About 300 Harvard and Radcliffe anti-war demonstrators sat-in yesterday in Mallinckrodt Laboratory, imprisoning a job recruiter from the Dow Chemical Corporation in a conference room for seven hours and halting his interviews.
Shortly after the demonstration ended at 7p.m. Dean Glimp said that the sit-in was a serious violation of University regulations and could result in severance of connection for some of the students involved.
The students were protesting Dow's role in the war in Vietnam. Dow is the principal supplier of napalm for the United States military.
Between 350 and 400 students--by Glimp's count--voluntarily turned in their bursar's cards to the University officials. The demonstrators surrendered the cards because they wanted to take the responsibility and suffer the punishment for the sit-in collectively. It is understood, however, that some bursar's cards belonged to students who did not sit-in but merely wanted to give tangible support to the demonstration.
[Immediately after the sit-in, the demonstrators met for two hours and formulated a number of demands which the Administration must meet by next Monday, they say, if it wishes to avoid further protests.]
Glimp said that turning in a bursar's card in support of the protest and actually obstructing freedom of movement "are as different as night from day in my mind." He indicated as obstructing the door would not be dealt with severely even if they had surrendered their bursar's card.
He said officials had "carefully identified students right in front of the door, those directly involved in obstructing movement of the Dow representative." There is a "distinct possibility," he said, that those people will be severed.
(Severance of connection usually involves a one-year leave of absence from the College, during which the student is required to hold a job for at least six months. If the student gets favorable letters from his employer, he is almost always readmitted by the Board, Glimp said.)
Administration To Meet
The Administrative Board will meet later this week, he said, to consider each demonstrator's case individually. "Any one whose card we have may submit a written statement to the Board explaining his part in the demonstration," he added.
Glimp said it is "very likely" President Pusey, on advice from Dean Ford, will call a special meeting of the Faculty next Tuesday or Wednesday to hear the disciplinary recommendations of the Administrative Board. Although the Administrative Board has authority in disciplinary matters, Glimp said, "We want the Faculty to have a look at this." Both Pusey and Ford were out of town today.
Leavitt Freed
The protestors voted at about 6 p.m. o free the Dow representative, Frederick Leavitt, and he was promptly ushered through the crowd and out of the building by a dean, a senior tutor, and an assistant senior tutor. The vote came shortly after Dean Glimp--speaking from the midst of the seated, close-packed crowd--promised that the Faculty of Arts and Sciences would "discuss the issue you have raised here."

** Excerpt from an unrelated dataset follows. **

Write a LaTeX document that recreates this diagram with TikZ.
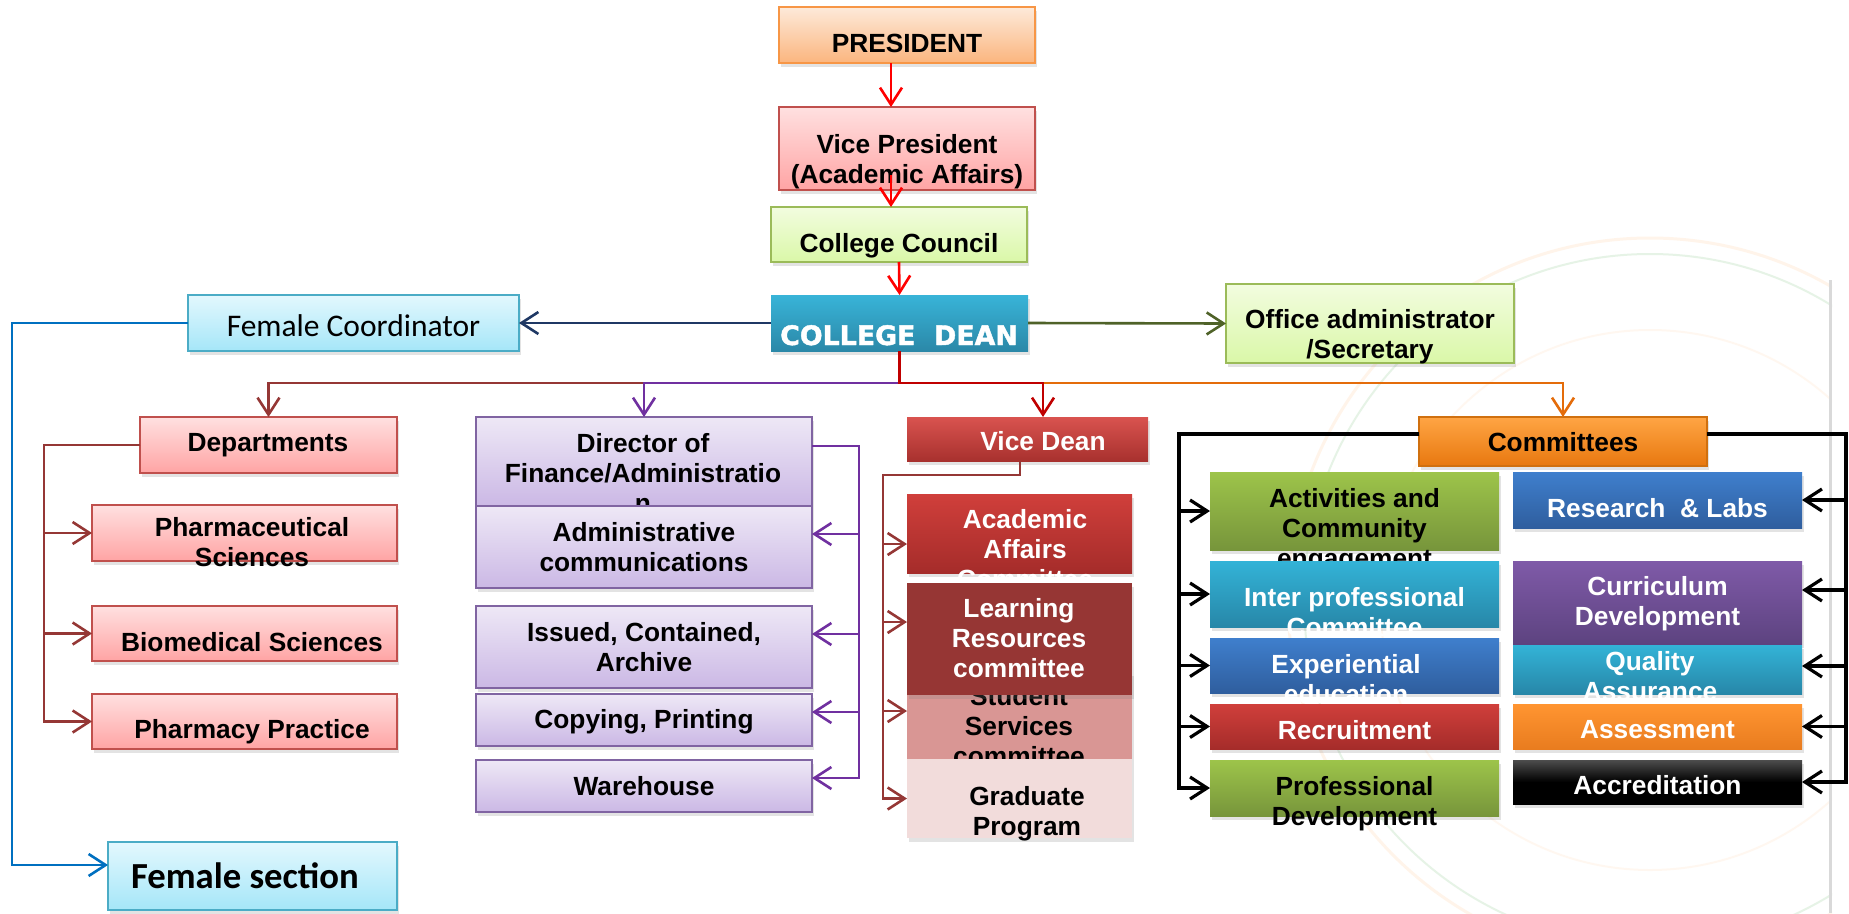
\documentclass[tikz,border=0pt]{standalone}
\usepackage{fontspec}
\setmainfont{Liberation Sans}
\newfontfamily\calfont{Carlito}
\newfontfamily\deanfont[BoldFeatures={FakeBold=1.6}]{DejaVu Sans}
\usetikzlibrary{arrows.meta,shadows}
\definecolor{presTop}{HTML}{FDEADA}\definecolor{presBot}{HTML}{FBB57E}\definecolor{presBor}{HTML}{F79646}
\definecolor{pinkTop}{HTML}{FFE0E0}\definecolor{pinkBot}{HTML}{FFA4A4}\definecolor{pinkBor}{HTML}{C0504D}
\definecolor{lgTop}{HTML}{F2FCDF}\definecolor{lgBot}{HTML}{DAF8A8}\definecolor{lgBor}{HTML}{9BBB59}
\definecolor{deanTop}{HTML}{38B4D8}\definecolor{deanBot}{HTML}{2B88A8}
\definecolor{fcTop}{HTML}{E3F8FE}\definecolor{fcBot}{HTML}{A5E6F8}\definecolor{fcBor}{HTML}{4BACC6}
\definecolor{dirTop}{HTML}{EEE8F6}\definecolor{dirBot}{HTML}{CBB8E5}\definecolor{dirBor}{HTML}{8064A2}
\definecolor{vdTop}{HTML}{D9534F}\definecolor{vdBot}{HTML}{A8312E}
\definecolor{redTop}{HTML}{D03F3B}\definecolor{redBot}{HTML}{A52C2A}
\definecolor{lrCol}{HTML}{963634}\definecolor{ssCol}{HTML}{D99694}\definecolor{gpCol}{HTML}{F2DCDB}
\definecolor{comTop}{HTML}{FFA544}\definecolor{comBot}{HTML}{E8780F}\definecolor{comBor}{HTML}{D0700F}
\definecolor{grTop}{HTML}{9DC44A}\definecolor{grBot}{HTML}{77953B}
\definecolor{blTop}{HTML}{3F7FCD}\definecolor{blBot}{HTML}{2F5E9E}
\definecolor{tlTop}{HTML}{33B3D7}\definecolor{tlBot}{HTML}{2787A8}
\definecolor{puTop}{HTML}{7F5AA8}\definecolor{puBot}{HTML}{5D4380}
\definecolor{orTop}{HTML}{FF9531}\definecolor{orBot}{HTML}{E97C1F}
\definecolor{lnRed}{HTML}{FF0000}\definecolor{lnNavy}{HTML}{1F3864}\definecolor{lnOlive}{HTML}{4F6228}
\definecolor{lnBlue}{HTML}{0070C0}\definecolor{lnBrown}{HTML}{953735}\definecolor{lnPurple}{HTML}{7030A0}
\definecolor{lnDark}{HTML}{C00000}\definecolor{lnOrange}{HTML}{E46C0A}
\newcommand{\ml}[1]{\parbox[t]{420pt}{\centering #1}}
\tikzset{
  box/.style={rectangle, inner sep=0pt, outer sep=0pt, line width=1.3pt,
    drop shadow={shadow xshift=2pt,shadow yshift=-4pt,opacity=0.22}},
  txt/.style={inner sep=0pt, anchor=base, font=\fontsize{26.3}{30}\selectfont\bfseries},
  ln/.style={line width=2.6pt, -{Straight Barb[length=17pt,width=22pt]}},
  blk/.style={line width=3.2pt, black, -{Straight Barb[length=17pt,width=22pt]}},
}
\begin{document}
\begin{tikzpicture}[x=1pt,y=-1pt]
\useasboundingbox (0,0) rectangle (1849,913);
\fill[white] (0,0) rectangle (1849,913);
% faint watermark
\begin{scope}
\clip (1180,235) rectangle (1832,913);
\draw[orange!45, opacity=0.18, line width=3pt] (1650,600) circle[radius=362pt];
\draw[green!35!gray, opacity=0.14, line width=2pt] (1650,600) circle[radius=346pt];
\draw[orange!40, opacity=0.14, line width=2pt] (1650,600) circle[radius=270pt];
\end{scope}
\draw[gray!30, line width=3pt] (1830,280) -- (1830,913);

% top chain
\node[box, draw=presBor, top color=presTop, bottom color=presBot, minimum width=256pt, minimum height=56pt] (PRES) at (907,35) {};
\node[txt] (PRESt) at (907,52) {\ml{PRESIDENT}};
\node[box, draw=pinkBor, top color=pinkTop, bottom color=pinkBot, minimum width=256pt, minimum height=83pt] (VP) at (907,148.5) {};
\node[txt] (VPt) at (907,153) {\ml{Vice President\\(Academic Affairs)}};
\node[box, draw=lgBor, top color=lgTop, bottom color=lgBot, minimum width=256pt, minimum height=55pt] (CC) at (899,234.5) {};
\node[txt] (CCt) at (899,252) {\ml{College Council}};
\node[box, top color=deanTop, bottom color=deanBot, minimum width=257pt, minimum height=56pt] (Dean) at (899.5,323) {};
\node[txt, text=white, font=\deanfont\fontsize{26.8}{30}\selectfont\bfseries] (Deant) at (899,345) {COLLEGE\ \ DEAN};
\node[box, draw=fcBor, top color=fcTop, bottom color=fcBot, minimum width=331pt, minimum height=56pt] (FC) at (353.5,323) {};
\node[txt, font=\calfont\fontsize{31.5}{36}\selectfont] (FCt) at (353.5,336) {Female Coordinator};
\node[box, draw=lgBor, top color=lgTop, bottom color=lgBot, minimum width=288pt, minimum height=79pt] (OA) at (1370,323.5) {};
\node[txt] (OAt) at (1370,328) {\ml{Office administrator\\/Secretary}};

% departments
\node[box, draw=pinkBor, top color=pinkTop, bottom color=pinkBot, minimum width=257pt, minimum height=56pt] (Dep) at (268.5,445) {};
\node[txt] (Dept) at (268,451) {\ml{Departments}};
\node[box, draw=pinkBor, top color=pinkTop, bottom color=pinkBot, minimum width=305pt, minimum height=56pt] (PS) at (244.5,533) {};
\node[txt] (PSt) at (252,536) {\ml{Pharmaceutical\\Sciences}};
\node[box, draw=pinkBor, top color=pinkTop, bottom color=pinkBot, minimum width=305pt, minimum height=55pt] (BS) at (244.5,633.5) {};
\node[txt] (BSt) at (252,651) {\ml{Biomedical Sciences}};
\node[box, draw=pinkBor, top color=pinkTop, bottom color=pinkBot, minimum width=305pt, minimum height=55pt] (PP) at (244.5,721.5) {};
\node[txt] (PPt) at (252,738) {\ml{Pharmacy Practice}};
\node[box, draw=fcBor, top color=fcTop, bottom color=fcBot, minimum width=289pt, minimum height=68pt] (FS) at (252.5,876) {};
\node[txt, font=\calfont\fontsize{36.7}{40}\selectfont\bfseries] (FSt) at (245,888) {Female section};

% director stack
\node[box, draw=dirBor, top color=dirTop, bottom color=dirBot, minimum width=336pt, minimum height=89pt] (Dir) at (644,461.5) {};
\node[txt] (Dirt) at (643,452) {\ml{Director of\\Finance/Administratio\\n}};
\node[box, draw=dirBor, top color=dirTop, bottom color=dirBot, minimum width=336pt, minimum height=82pt] (AC) at (644,547) {};
\node[txt] (ACt) at (644,541) {\ml{Administrative\\communications}};
\node[box, draw=dirBor, top color=dirTop, bottom color=dirBot, minimum width=336pt, minimum height=82pt] (IC) at (644,647) {};
\node[txt] (ICt) at (644,641) {\ml{Issued, Contained,\\Archive}};
\node[box, draw=dirBor, top color=dirTop, bottom color=dirBot, minimum width=336pt, minimum height=52pt] (CP) at (644,720) {};
\node[txt] (CPt) at (644,728) {\ml{Copying, Printing}};
\node[box, draw=dirBor, top color=dirTop, bottom color=dirBot, minimum width=336pt, minimum height=52pt] (WH) at (644,786) {};
\node[txt] (WHt) at (644,795) {\ml{Warehouse}};

% vice dean stack
\node[box, top color=vdTop, bottom color=vdBot, minimum width=241pt, minimum height=44pt] (VD) at (1027.5,439) {};
\node[txt, text=white] (VDt) at (1043,450) {\ml{Vice Dean}};
\node[box, top color=redTop, bottom color=redBot, minimum width=225pt, minimum height=79pt] (AAC) at (1019.5,533.5) {};
\node[txt, text=white] (AACt) at (1025,528) {\ml{Academic\\Affairs\\Committee}};
\node[box, fill=ssCol, minimum width=225pt, minimum height=87pt] (SS) at (1019.5,715.5) {};
\node[txt] (SSt) at (1019,705) {\ml{Student\\Services\\committee}};
\node[box, fill=lrCol, minimum width=225pt, minimum height=112pt] (LR) at (1019.5,639) {};
\node[txt, text=white] (LRt) at (1019,617) {\ml{Learning\\Resources\\committee}};
\node[box, fill=gpCol, minimum width=225pt, minimum height=79pt] (GP) at (1019.5,798.5) {};
\node[txt] (GPt) at (1027,805) {\ml{Graduate\\Program}};

% committees
\node[box, draw=comBor, top color=comTop, bottom color=comBot, minimum width=288pt, minimum height=49pt] (Com) at (1563,441.5) {};
\node[txt] (Comt) at (1563,451) {\ml{Committees}};
\node[box, top color=grTop, bottom color=grBot, minimum width=289pt, minimum height=78pt] (ACE) at (1354.5,511) {};
\node[txt] (ACEt) at (1354.5,507) {\ml{Activities and\\Community\\engagement}};
\node[box, top color=blTop, bottom color=blBot, minimum width=289pt, minimum height=56pt] (RL) at (1657.5,500) {};
\node[txt, text=white] (RLt) at (1657.5,517) {\ml{Research\ \ \& Labs}};
\node[box, top color=tlTop, bottom color=tlBot, minimum width=289pt, minimum height=66pt] (IPC) at (1354.5,594) {};
\node[txt, text=white] (IPCt) at (1354.5,606) {\ml{Inter professional\\Committee}};
\node[box, top color=puTop, bottom color=puBot, minimum width=289pt, minimum height=83pt] (CD) at (1657.5,602.5) {};
\node[txt, text=white] (CDt) at (1657.5,595) {\ml{Curriculum\\Development}};
\node[box, top color=blTop, bottom color=blBot, minimum width=289pt, minimum height=55pt] (EE) at (1354.5,665.5) {};
\node[txt, text=white] (EEt) at (1346,673) {\ml{Experiential\\education}};
\node[box, top color=tlTop, bottom color=tlBot, minimum width=289pt, minimum height=49pt] (QA) at (1657.5,669.5) {};
\node[txt, text=white] (QAt) at (1650,670) {\ml{Quality\\Assurance}};
\node[box, top color=redTop, bottom color=redBot, minimum width=289pt, minimum height=45pt] (REC) at (1354.5,726.5) {};
\node[txt, text=white] (RECt) at (1354.5,739) {\ml{Recruitment}};
\node[box, top color=orTop, bottom color=orBot, minimum width=289pt, minimum height=45pt] (ASM) at (1657.5,726.5) {};
\node[txt, text=white] (ASMt) at (1657.5,738) {\ml{Assessment}};
\node[box, top color=grTop, bottom color=grBot, minimum width=289pt, minimum height=56pt] (PD) at (1354.5,788) {};
\node[txt] (PDt) at (1354.5,795) {\ml{Professional\\Development}};
\node[box, top color=black!70, bottom color=black, middle color=black, minimum width=289pt, minimum height=44pt] (ACR) at (1657.5,782) {};
\node[txt, text=white] (ACRt) at (1657.5,794) {\ml{Accreditation}};

% connectors
\coordinate (bus) at (0,383);
\draw[ln, lnRed] ([xshift=-16pt]PRES.south) -- ([xshift=-16pt]VP.north);
\draw[ln, lnRed] ([xshift=-16pt,yshift=15pt]VP.south) -- ([xshift=-8pt]CC.north);
\draw[ln, lnRed] (CC.south) -- (Dean.north);
\draw[ln, lnNavy] (Dean.west) -- (FC.east);
\draw[ln, lnOlive] (Dean.east) -- (OA.west);
\draw[ln, lnBlue] (FC.west) -- ++(-176,0) |- ([yshift=11pt]FS.west);

\draw[ln, lnBrown] (Dean.south) -- (Dean.south |- bus) -| (Dep.north);
\draw[ln, lnOrange] (Dean.south) -- (Dean.south |- bus) -| (Com.north);
\draw[ln, lnPurple] (Dean.south) -- (Dean.south |- bus) -| (Dir.north);
\draw[ln, lnDark] (Dean.south) -- (Dean.south |- bus) -| ([xshift=15.5pt]VD.north);

\draw[ln, lnBrown] (Dep.west) -- ++(-96,0) |- (PS.west);
\draw[ln, lnBrown] (Dep.west) -- ++(-96,0) |- (BS.west);
\draw[ln, lnBrown] (Dep.west) -- ++(-96,0) |- (PP.west);

\coordinate (dirJ) at (859,446);
\draw[ln, lnPurple] (Dir.east |- dirJ) -- (dirJ) |- ([yshift=13pt]AC.east);
\draw[ln, lnPurple] (Dir.east |- dirJ) -- (dirJ) |- ([yshift=13pt]IC.east);
\draw[ln, lnPurple] (Dir.east |- dirJ) -- (dirJ) |- ([yshift=8pt]CP.east);
\draw[ln, lnPurple] (Dir.east |- dirJ) -- (dirJ) |- ([yshift=8pt]WH.east);

\coordinate (vdJ) at (883,475);
\draw[ln, lnBrown] ([xshift=-7.5pt]VD.south) |- (vdJ) |- ([yshift=-10.5pt]AAC.west);
\draw[ln, lnBrown] ([xshift=-7.5pt]VD.south) |- (vdJ) |- ([yshift=17pt]LR.west);
\draw[ln, lnBrown] ([xshift=-7.5pt]VD.south) |- (vdJ) |- ([yshift=4.5pt]SS.west);
\draw[ln, lnBrown] ([xshift=-7.5pt]VD.south) |- (vdJ) |- (GP.west);

\coordinate (cL) at (1179,434);
\coordinate (cR) at (1846,434);
\draw[blk] ([yshift=7.5pt]Com.west) -- (cL) |- (ACE.west);
\draw[blk] ([yshift=7.5pt]Com.west) -- (cL) |- (IPC.west);
\draw[blk] ([yshift=7.5pt]Com.west) -- (cL) |- (EE.west);
\draw[blk] ([yshift=7.5pt]Com.west) -- (cL) |- (REC.west);
\draw[blk] ([yshift=7.5pt]Com.west) -- (cL) |- (PD.west);
\draw[blk] ([yshift=7.5pt]Com.east) -- (cR) |- (RL.east);
\draw[blk] ([yshift=7.5pt]Com.east) -- (cR) |- ([yshift=12.5pt]CD.east);
\draw[blk] ([yshift=7.5pt]Com.east) -- (cR) |- ([yshift=3.5pt]QA.east);
\draw[blk] ([yshift=7.5pt]Com.east) -- (cR) |- (ASM.east);
\draw[blk] ([yshift=7.5pt]Com.east) -- (cR) |- (ACR.east);
\end{tikzpicture}
\end{document}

The issue, he said, was whether the University should discriminate in deciding which groups--civilians or military--are allowed to recruit Harvard students. The demonstrators argued that any corporation guilty of war crimes and partner to genocide--in this case, Dow--had no right to come on the Harvard campus.
The sit-in began at 9:30 a.m. in front of Conant 223 where Leavitt was holding individual interviews with chemistry graduate students interested in a career with the corporation.